Elizabeth Weise of USA TODAY says the food industry held its breath this year. The dawn of 2004 followed the grim discovery of the first case of mad cow disease in the USA:

This was a year of reaction and preparation for those who are responsible for keeping the food supply safe. While continuing efforts to curtail disease outbreaks from such sources as E. coli and salmonella, health authorities and food safety regulators faced the mad cow threat and concerns about bioterrorism.


A dreaded disease
After the deadly brain-wasting disease known to scientists as bovine spongiform encephalopathy was found in a Washington state dairy cow just before Christmas last year, countries that had long been U.S. trading partners closed their borders to American beef. The meat industry reeled.
Mad cow disease is particularly feared because it is incurable and always fatal.
But no new cases were found this year, even after the Department of Agriculture launched an intensive program to test as many as 268,000 cattle from June 2004 to November 2005.
Though testing increased, one thing that did not happen was the implementation of stricter regulations on what can be fed to cattle. Feed that contains ground-up parts of infected animals is the primary means of transmission.
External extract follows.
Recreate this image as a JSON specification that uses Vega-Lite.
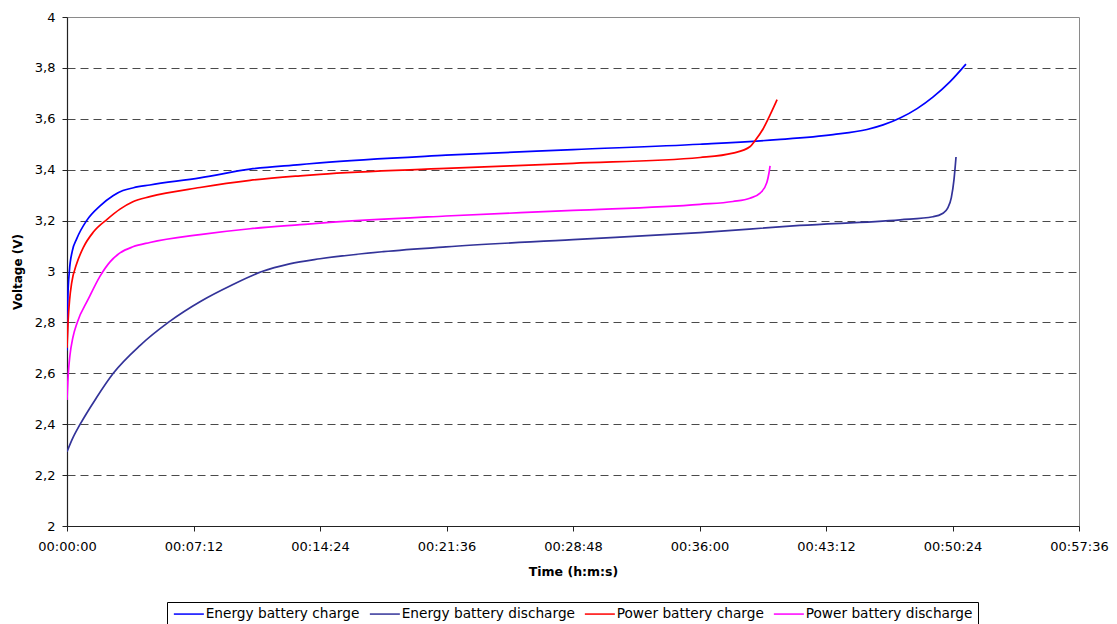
{
  "$schema": "https://vega.github.io/schema/vega-lite/v6.json",
  "autosize": "none",
  "width": 1012,
  "height": 509,
  "padding": {"left": 67, "top": 17, "right": 38, "bottom": 98},
  "background": "white",
  "config": {
    "font": "DejaVu Sans",
    "view": {"stroke": "#8a8a8a", "strokeWidth": 1}
  },
  "datasets": {
    "curves": [
      {"series": "Energy battery charge", "t": 0, "v": 2.69},
      {"series": "Energy battery charge", "t": 3, "v": 2.9},
      {"series": "Energy battery charge", "t": 8, "v": 3.0},
      {"series": "Energy battery charge", "t": 18, "v": 3.08},
      {"series": "Energy battery charge", "t": 33, "v": 3.128},
      {"series": "Energy battery charge", "t": 67, "v": 3.2},
      {"series": "Energy battery charge", "t": 113, "v": 3.258},
      {"series": "Energy battery charge", "t": 157, "v": 3.298},
      {"series": "Energy battery charge", "t": 191, "v": 3.318},
      {"series": "Energy battery charge", "t": 227, "v": 3.329},
      {"series": "Energy battery charge", "t": 283, "v": 3.34},
      {"series": "Energy battery charge", "t": 454, "v": 3.368},
      {"series": "Energy battery charge", "t": 625, "v": 3.402},
      {"series": "Energy battery charge", "t": 796, "v": 3.42},
      {"series": "Energy battery charge", "t": 864, "v": 3.427},
      {"series": "Energy battery charge", "t": 1294, "v": 3.457},
      {"series": "Energy battery charge", "t": 1728, "v": 3.479},
      {"series": "Energy battery charge", "t": 2162, "v": 3.5},
      {"series": "Energy battery charge", "t": 2425, "v": 3.518},
      {"series": "Energy battery charge", "t": 2616, "v": 3.538},
      {"series": "Energy battery charge", "t": 2732, "v": 3.558},
      {"series": "Energy battery charge", "t": 2787, "v": 3.576},
      {"series": "Energy battery charge", "t": 2845, "v": 3.603},
      {"series": "Energy battery charge", "t": 2903, "v": 3.64},
      {"series": "Energy battery charge", "t": 2957, "v": 3.685},
      {"series": "Energy battery charge", "t": 3015, "v": 3.745},
      {"series": "Energy battery charge", "t": 3070, "v": 3.815},

      {"series": "Energy battery discharge", "t": 0, "v": 2.292},
      {"series": "Energy battery discharge", "t": 20, "v": 2.346},
      {"series": "Energy battery discharge", "t": 45, "v": 2.4},
      {"series": "Energy battery discharge", "t": 100, "v": 2.503},
      {"series": "Energy battery discharge", "t": 158, "v": 2.6},
      {"series": "Energy battery discharge", "t": 250, "v": 2.71},
      {"series": "Energy battery discharge", "t": 346, "v": 2.8},
      {"series": "Energy battery discharge", "t": 460, "v": 2.885},
      {"series": "Energy battery discharge", "t": 560, "v": 2.945},
      {"series": "Energy battery discharge", "t": 666, "v": 3.0},
      {"series": "Energy battery discharge", "t": 760, "v": 3.03},
      {"series": "Energy battery discharge", "t": 864, "v": 3.05},
      {"series": "Energy battery discharge", "t": 1080, "v": 3.078},
      {"series": "Energy battery discharge", "t": 1294, "v": 3.097},
      {"series": "Energy battery discharge", "t": 1728, "v": 3.125},
      {"series": "Energy battery discharge", "t": 2162, "v": 3.153},
      {"series": "Energy battery discharge", "t": 2503, "v": 3.181},
      {"series": "Energy battery discharge", "t": 2845, "v": 3.203},
      {"series": "Energy battery discharge", "t": 2957, "v": 3.215},
      {"series": "Energy battery discharge", "t": 2990, "v": 3.228},
      {"series": "Energy battery discharge", "t": 3007, "v": 3.248},
      {"series": "Energy battery discharge", "t": 3020, "v": 3.29},
      {"series": "Energy battery discharge", "t": 3029, "v": 3.36},
      {"series": "Energy battery discharge", "t": 3036, "v": 3.45},

      {"series": "Power battery charge", "t": 0, "v": 2.7},
      {"series": "Power battery charge", "t": 4, "v": 2.81},
      {"series": "Power battery charge", "t": 9, "v": 2.89},
      {"series": "Power battery charge", "t": 16, "v": 2.955},
      {"series": "Power battery charge", "t": 33, "v": 3.03},
      {"series": "Power battery charge", "t": 56, "v": 3.095},
      {"series": "Power battery charge", "t": 90, "v": 3.155},
      {"series": "Power battery charge", "t": 137, "v": 3.205},
      {"series": "Power battery charge", "t": 181, "v": 3.245},
      {"series": "Power battery charge", "t": 225, "v": 3.274},
      {"series": "Power battery charge", "t": 283, "v": 3.294},
      {"series": "Power battery charge", "t": 454, "v": 3.33},
      {"series": "Power battery charge", "t": 625, "v": 3.358},
      {"series": "Power battery charge", "t": 796, "v": 3.376},
      {"series": "Power battery charge", "t": 864, "v": 3.382},
      {"series": "Power battery charge", "t": 1294, "v": 3.405},
      {"series": "Power battery charge", "t": 1728, "v": 3.425},
      {"series": "Power battery charge", "t": 2162, "v": 3.448},
      {"series": "Power battery charge", "t": 2274, "v": 3.465},
      {"series": "Power battery charge", "t": 2332, "v": 3.49},
      {"series": "Power battery charge", "t": 2350, "v": 3.515},
      {"series": "Power battery charge", "t": 2377, "v": 3.56},
      {"series": "Power battery charge", "t": 2401, "v": 3.615},
      {"series": "Power battery charge", "t": 2425, "v": 3.675},

      {"series": "Power battery discharge", "t": 0, "v": 2.495},
      {"series": "Power battery discharge", "t": 4.5, "v": 2.6},
      {"series": "Power battery discharge", "t": 10, "v": 2.67},
      {"series": "Power battery discharge", "t": 20, "v": 2.74},
      {"series": "Power battery discharge", "t": 35, "v": 2.8},
      {"series": "Power battery discharge", "t": 72, "v": 2.89},
      {"series": "Power battery discharge", "t": 113, "v": 2.982},
      {"series": "Power battery discharge", "t": 147, "v": 3.038},
      {"series": "Power battery discharge", "t": 181, "v": 3.073},
      {"series": "Power battery discharge", "t": 225, "v": 3.097},
      {"series": "Power battery discharge", "t": 283, "v": 3.114},
      {"series": "Power battery discharge", "t": 454, "v": 3.145},
      {"series": "Power battery discharge", "t": 625, "v": 3.168},
      {"series": "Power battery discharge", "t": 796, "v": 3.184},
      {"series": "Power battery discharge", "t": 864, "v": 3.19},
      {"series": "Power battery discharge", "t": 1294, "v": 3.218},
      {"series": "Power battery discharge", "t": 1728, "v": 3.24},
      {"series": "Power battery discharge", "t": 2162, "v": 3.264},
      {"series": "Power battery discharge", "t": 2274, "v": 3.275},
      {"series": "Power battery discharge", "t": 2332, "v": 3.288},
      {"series": "Power battery discharge", "t": 2367, "v": 3.308},
      {"series": "Power battery discharge", "t": 2390, "v": 3.35},
      {"series": "Power battery discharge", "t": 2397, "v": 3.385},
      {"series": "Power battery discharge", "t": 2401, "v": 3.415}
    ]
  },
  "data": {"name": "curves"},
  "mark": {"type": "line", "interpolate": "monotone", "strokeWidth": 1.7, "clip": true},
  "encoding": {
    "x": {
      "field": "t",
      "type": "quantitative",
      "scale": {"domain": [0, 3456], "nice": false, "zero": false},
      "axis": {
        "values": [0, 432, 864, 1296, 1728, 2160, 2592, 3024, 3456],
        "labelExpr": "utcFormat(datum.value * 1000, '%H:%M:%S')",
        "grid": false,
        "domainColor": "#222222",
        "domainWidth": 1.2,
        "tickColor": "#222222",
        "tickSize": 5,
        "labelFont": "DejaVu Sans",
        "labelFontSize": 13,
        "labelColor": "black",
        "labelPadding": 9,
        "labelFlush": false,
        "labelOverlap": false,
        "title": "Time (h:m:s)",
        "titleFont": "DejaVu Sans",
        "titleFontSize": 12.5,
        "titleFontWeight": "bold",
        "titleColor": "black",
        "titlePadding": 12
      }
    },
    "y": {
      "field": "v",
      "type": "quantitative",
      "scale": {"domain": [2, 4], "nice": false, "zero": false},
      "axis": {
        "values": [2, 2.2, 2.4, 2.6, 2.8, 3, 3.2, 3.4, 3.6, 3.8, 4],
        "labelExpr": "replace(format(datum.value, '.1~f'), '.', ',')",
        "grid": true,
        "gridDash": [8, 5],
        "gridColor": "#4a4a4a",
        "gridWidth": 1,
        "gridOpacity": {"condition": {"test": "datum.value <= 2.01 || datum.value >= 3.99", "value": 0}, "value": 1},
        "domainColor": "#222222",
        "domainWidth": 1.2,
        "tickColor": "#222222",
        "tickSize": 5,
        "labelFont": "DejaVu Sans",
        "labelFontSize": 13,
        "labelColor": "black",
        "labelPadding": 7,
        "labelOverlap": false,
        "title": "Voltage (V)",
        "titleFont": "DejaVu Sans",
        "titleFontSize": 12,
        "titleFontWeight": "bold",
        "titleColor": "black",
        "titlePadding": 10
      }
    },
    "color": {
      "field": "series",
      "type": "nominal",
      "scale": {
        "domain": ["Energy battery charge", "Energy battery discharge", "Power battery charge", "Power battery discharge"],
        "range": ["#0000FF", "#333399", "#FF0000", "#FF00FF"]
      },
      "legend": {
        "orient": "none",
        "legendX": 100,
        "legendY": 585,
        "direction": "horizontal",
        "columns": 4,
        "title": null,
        "symbolType": "M-1,0H5",
        "symbolSize": 100,
        "symbolStrokeWidth": 1.5,
        "labelFont": "DejaVu Sans",
        "labelFontSize": 13.7,
        "labelColor": "black",
        "labelOffset": 20,
        "labelLimit": 400,
        "columnPadding": 6,
        "padding": 5,
        "strokeColor": "black",
        "fillColor": "white"
      }
    }
  }
}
The Food and Drug Administration said in January that it would ban the feeding of cattle blood to calves and the litter from poultry cages to cattle. Both the materials end up in feed, even though they are potential contaminants. But both practices are still allowed.
The FDA’s position is that because the USDA now requires the removal of all “specified risk materials” – the parts known to carry the mad cow infection – from slaughtered cattle, there is no longer any danger from having the remaining cattle parts in feed.
But food safety experts protest that the removal of risk materials is not 100% effective. “There are more holes in their regulations on specified risk materials than there are in a mad cow’s brain,” says Carol Tucker Foreman of the Consumer Federation of America.
The specter of bioterrorism
The other major food safety issue was marked by incremental changes and a splash of drama.
This month, the FDA published the last of its four bioterrorism regulations. This was the last of new powers given to the FDA by Congress after the terrorist attacks of Sept. 11, 2001, and the subsequent deaths of five people from exposure to anthrax-laced envelopes sent through the mail.
The fear is that terrorists will try to contaminate the food supply. Already in place are rules requiring the registration of food producers, prior notice of when food will be imported and impoundment of food that producers or importers fear could be dangerous.
The fourth measure requires companies to begin keeping records within 12 months that will allow U.S. officials to trace the source of food contamination.
The rules apply to firms that manufacture, process, pack, transport, distribute, receive, hold or import food.
The drama came when Health and Human Services Secretary Tommy Thompson, in announcing his resignation on Dec. 3, commented, “For the life of me, I cannot understand why the terrorists have not attacked our food supply, because it is so easy to do.”
President Bush dismissed the warning and said, “We’re doing everything we can to protect the American people.” Bush nominated the Environmental Protection Agency’s Mike Leavitt to succeed Thompson.
A new chapter
The year also saw the departure of Elsa Murano, the USDA’s food safety chief. She began in September 2001 and left this month to become the dean of the College of Agriculture at Texas A&M University.
Murano points out with pride that the number of USDA food recalls, which had been going up since the mid-1990s, has finally begun to come down. There were 113 food recalls in 2003, 68 in 2003 and, as of Dec. 12, 47 in 2004.